Experts at Boiler Guide say: “This is very important because some water pumps – depending on where in the system they are fitted – will actually suck more air into the radiator and consequently the heating system if they are turned on while you open the bleed valve.”

Keep valves open

One thing to focus on when checking your radiators is the valves.

Thermostatic radiator valves can get stuck if they’re left closed for too long.

If a valve is closed for an extensive period of time, it can cause problems when it comes to turning on the heating again.

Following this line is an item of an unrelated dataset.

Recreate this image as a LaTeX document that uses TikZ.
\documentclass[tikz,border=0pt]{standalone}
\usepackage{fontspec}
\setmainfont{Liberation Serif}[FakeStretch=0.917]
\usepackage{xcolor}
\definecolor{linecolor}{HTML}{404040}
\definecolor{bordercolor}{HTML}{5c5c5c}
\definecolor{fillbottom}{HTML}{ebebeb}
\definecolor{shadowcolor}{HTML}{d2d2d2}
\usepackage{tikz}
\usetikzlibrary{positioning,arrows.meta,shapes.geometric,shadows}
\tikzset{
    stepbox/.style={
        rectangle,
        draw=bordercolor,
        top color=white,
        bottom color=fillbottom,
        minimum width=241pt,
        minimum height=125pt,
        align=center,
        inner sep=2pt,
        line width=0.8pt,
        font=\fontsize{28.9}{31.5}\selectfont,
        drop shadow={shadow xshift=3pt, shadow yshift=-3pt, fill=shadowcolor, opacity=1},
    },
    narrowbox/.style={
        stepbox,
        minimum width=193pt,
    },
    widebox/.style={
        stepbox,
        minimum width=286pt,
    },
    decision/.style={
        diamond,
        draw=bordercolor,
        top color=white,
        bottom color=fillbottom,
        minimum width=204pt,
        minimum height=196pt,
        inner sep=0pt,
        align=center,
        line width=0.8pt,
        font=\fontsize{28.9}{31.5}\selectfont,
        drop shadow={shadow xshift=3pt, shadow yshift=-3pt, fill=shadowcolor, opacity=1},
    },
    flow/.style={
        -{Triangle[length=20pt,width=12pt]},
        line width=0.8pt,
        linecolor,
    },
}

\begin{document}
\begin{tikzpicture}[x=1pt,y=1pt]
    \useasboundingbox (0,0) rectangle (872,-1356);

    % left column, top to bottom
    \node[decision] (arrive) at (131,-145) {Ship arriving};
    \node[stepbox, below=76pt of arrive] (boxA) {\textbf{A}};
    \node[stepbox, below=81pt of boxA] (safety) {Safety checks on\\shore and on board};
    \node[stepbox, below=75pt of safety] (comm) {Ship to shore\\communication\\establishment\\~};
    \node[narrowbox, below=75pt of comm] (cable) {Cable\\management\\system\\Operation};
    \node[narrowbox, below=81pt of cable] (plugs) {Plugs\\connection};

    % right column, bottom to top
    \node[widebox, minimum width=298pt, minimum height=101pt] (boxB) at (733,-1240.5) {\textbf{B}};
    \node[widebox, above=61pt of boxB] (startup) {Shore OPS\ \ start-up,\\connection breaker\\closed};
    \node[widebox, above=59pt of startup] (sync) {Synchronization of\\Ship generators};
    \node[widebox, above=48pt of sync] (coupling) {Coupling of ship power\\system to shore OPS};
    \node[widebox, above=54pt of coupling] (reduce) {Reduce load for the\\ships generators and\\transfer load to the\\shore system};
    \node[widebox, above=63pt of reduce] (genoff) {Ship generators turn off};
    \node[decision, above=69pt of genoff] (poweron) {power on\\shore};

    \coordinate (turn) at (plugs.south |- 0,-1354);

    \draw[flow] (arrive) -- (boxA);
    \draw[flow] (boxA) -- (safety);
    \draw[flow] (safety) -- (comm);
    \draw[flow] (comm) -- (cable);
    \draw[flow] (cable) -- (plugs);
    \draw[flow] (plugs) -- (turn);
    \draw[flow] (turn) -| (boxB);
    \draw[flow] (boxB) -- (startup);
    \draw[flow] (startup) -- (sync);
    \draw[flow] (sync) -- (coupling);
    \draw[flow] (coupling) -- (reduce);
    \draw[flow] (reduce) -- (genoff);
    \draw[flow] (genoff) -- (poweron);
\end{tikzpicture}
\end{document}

To make sure your radiators are in working order, try to keep thermostatic valves open as much as you can during the summer months.

How to bleed a radiator

  • To bleed your radiators, you will need a few tools, including:
  • A radiator key
  • Towel for grip
  • Empty container to catch water

Look for a square “bleed screw” at the top of the radiator – you’ll need to turn this to release air and water trapped in your radiator.

Place the container underneath the radiator in line with the screw, before using the key to turn the bleed screw anti-clockwise.

As the air escapes it will make a hissing sound, followed by a steady trickle of water which indicates that your job is done.

Tighten the bleed screw and wipe down any water spillage to avoid rusting.

Experts at Boiler Guide say: “Once all of the radiators have been bled, you can turn the heating back on.

“It’s a good idea to check the pressure gauge on the boiler to make sure it’s at the optimum level (around 1.5), that the radiators are heating evenly and there’s no sign of leaking.”

  • It may be necessary to bleed some radiators more than once and if you’re still struggling to get them going, it may be time to call for a professional to inspect your heating system.